Now, the deadlock occurs when trying to acquire the lock for a superblock.

waddlesplash has suggested that a master lock for fork will be needed, since resetting all superblocks is not an efficient task.

While the issue still exists, it is much rarer, so I will ignore it for now.

Toolchain errors

clang errors

When bootstrapping .NET on Haiku, I tried to build it using clang, since it is the default compiler on all platforms (probably except Windows).

However, clang (at least the one from llvm12_clang from HaikuPorts) seems to be unable to compile Haiku’s GNU extensions, even when _GNU_SOURCE is properly defined. This causes unexpected compilation errors in some files that use the sincos() function.
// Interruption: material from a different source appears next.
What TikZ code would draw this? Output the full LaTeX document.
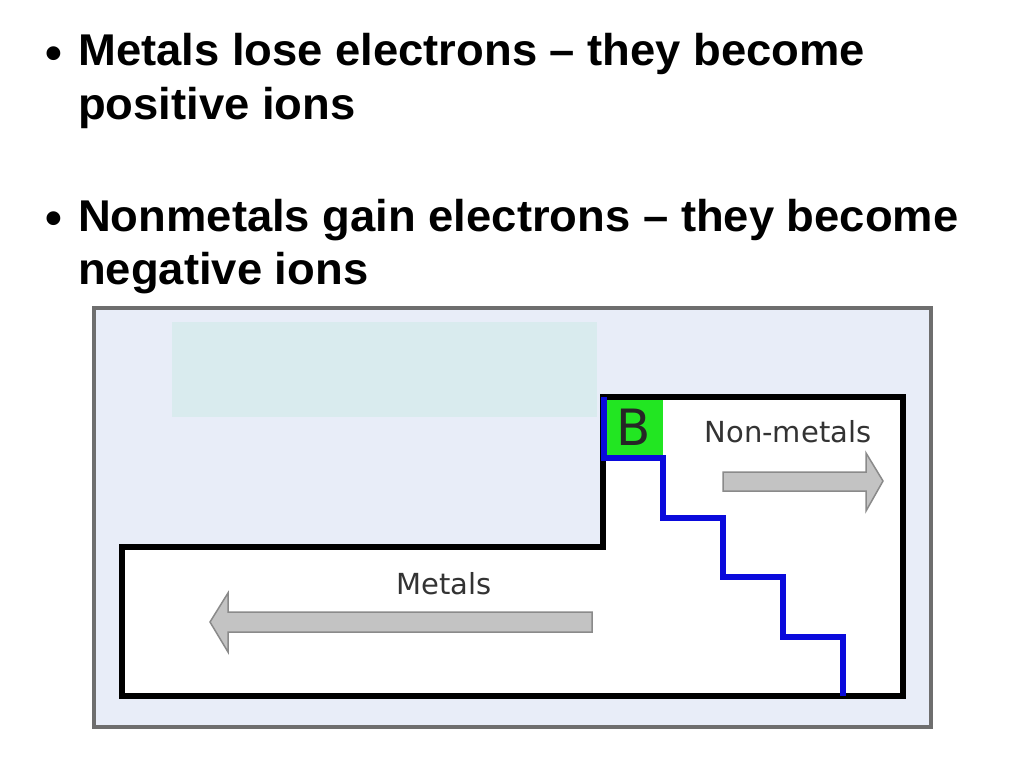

This bug has been reported to HaikuPorts as #9198. #9217 should fix the problem by adding the required headers directory for clang12.

With this fixed, builds with clang would fail the same as GCC builds below, as on Haiku, clang still requires gcc for its linker functionality (lld is broken on Haiku).
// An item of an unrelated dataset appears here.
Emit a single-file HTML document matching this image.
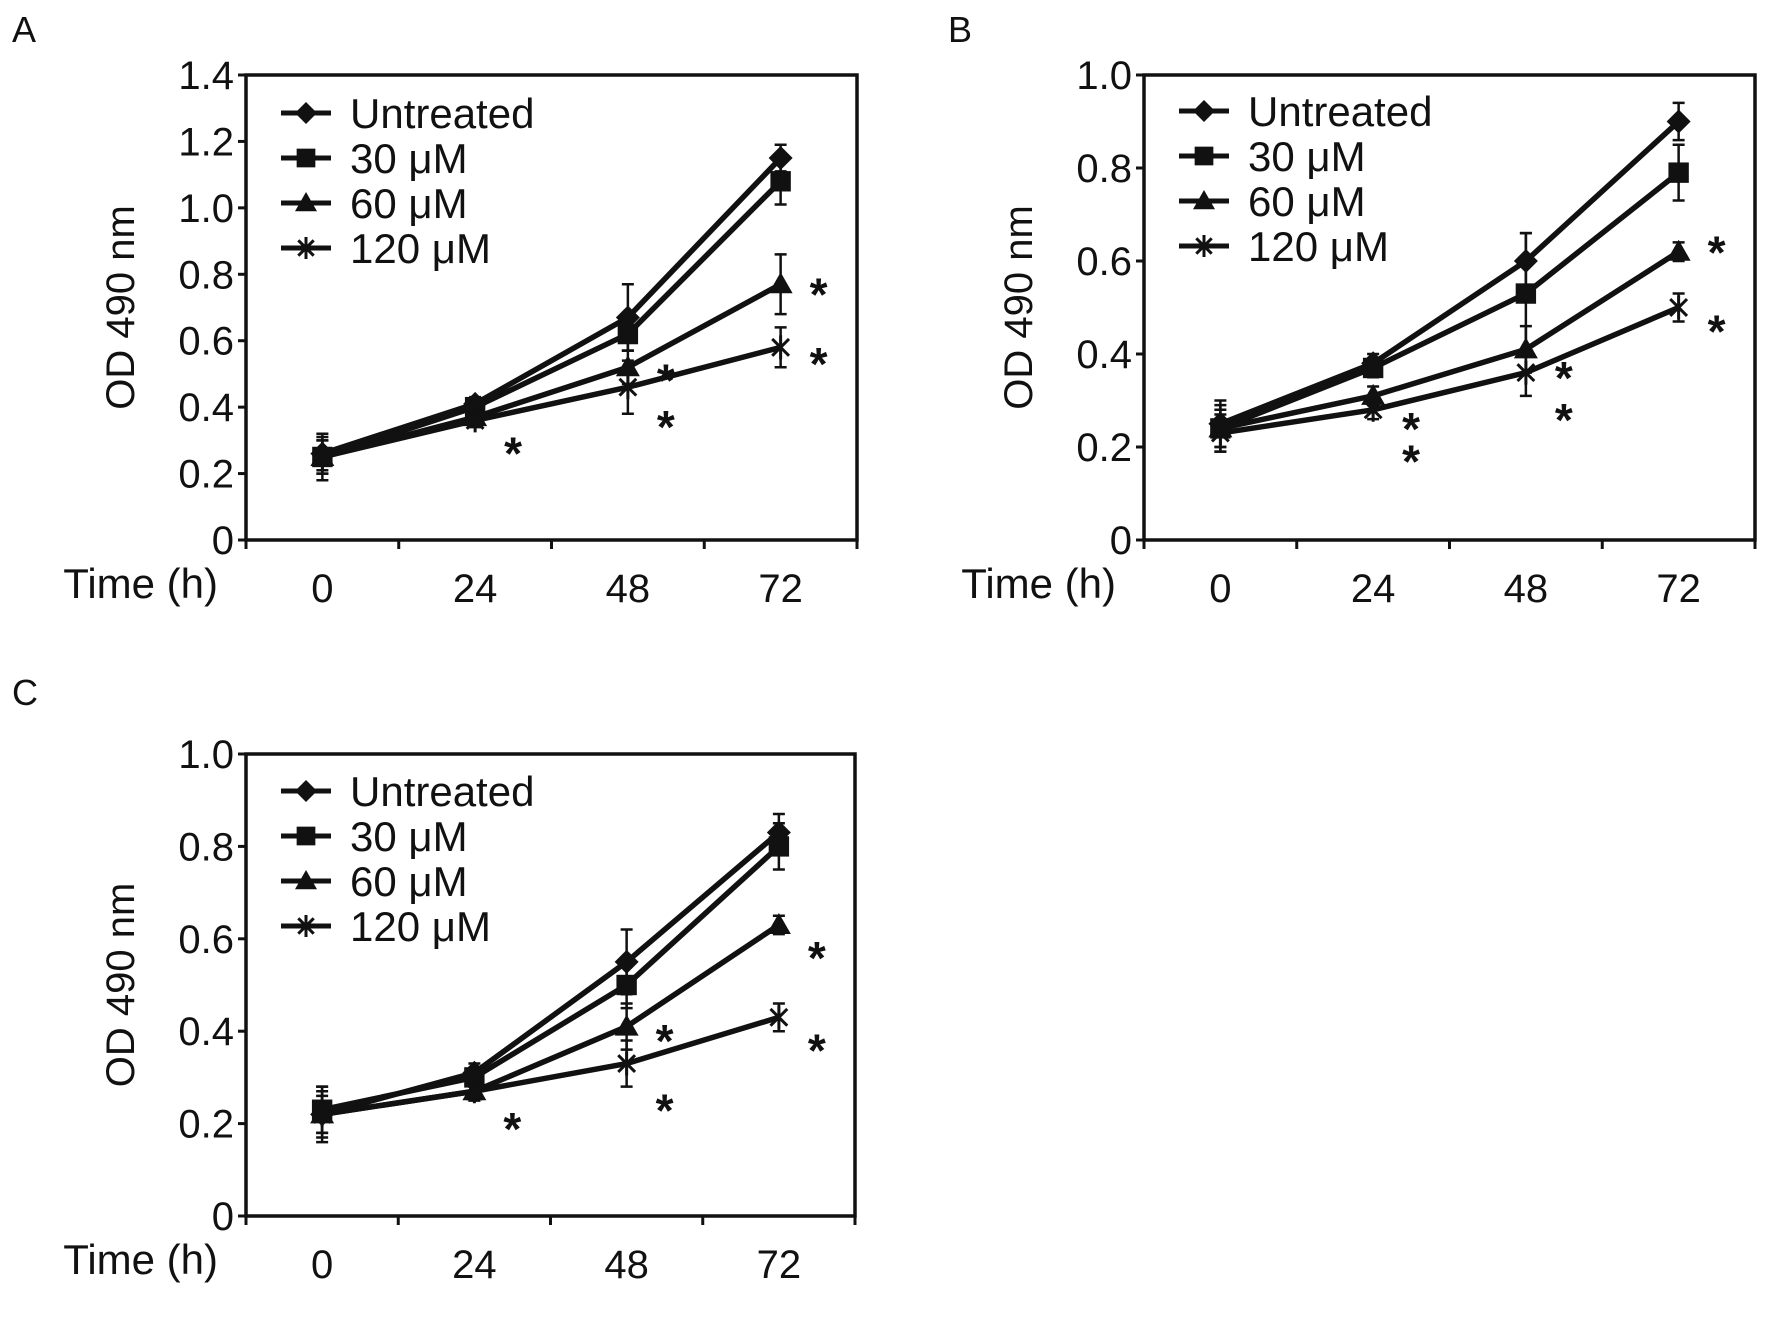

Latest GCC toolchain errors

GCC has been recently updated to 13.2.0. This causes a regression, both in the cross-compilers and the gcc package found on HaikuPorts.

g++: error: unrecognized command-line option '-rdynamic'

-rdynamic is a compiler option that makes executable binaries export their symbols. Haiku already does this by default, so jessicah added a patch to make this flag a no-op for Haiku’s GCC 11.

Despite the changes being left unmodified in the latest commit, the regression still occurs, affecting both the CI for dotnet-builds (as well as all cross-compilation efforts) and bootstrap builds on Haiku.

If the error still persists, I will have to add a few more lines of hack in dotnet’s CMake files to remove -rdynamic for Haiku.

Conclusion

You might notice that this blog is much shorter than my previous ones. You might also notice that I am a bit less active than the few previous months. A new, and rather chaotic, term has started, and I am getting busier and busier with tasks from university.

This is, however, still conforming to my original proposal (which states that my commitment hours per week would half starting from July, yet still fulfilling the 350-hour workload). Major goals have also been fulfilled:

  • The .NET runtime and SDK has been ported. net8.0 applications can be developed and run on Haiku.
  • The net8.0-haiku workload has been built and works.
  • Some .NET-based frameworks like GtkSharp and FNA has been tested.

The other goals, making a HaikuPorts recipe or allowing cross-compilation from Windows/Linux, requires my patches to be accepted to the official repo, and are relatively easy when that happens.

Appendix - Pull requests/patches

Like the previous blog, I will have a list of pull requests/patches. Those that have been included in the previous blog (pending and still pending now, or already merged) are not displayed here.

Merged

haiku/haiku

Pending

No new pending pull requests at the time of writing, though haiku/haiku#6616 (“Add clone_memory syscall”) and dotnet/runtime#86391 (“Haiku: Configuration support”) have both been pending for quite a long time.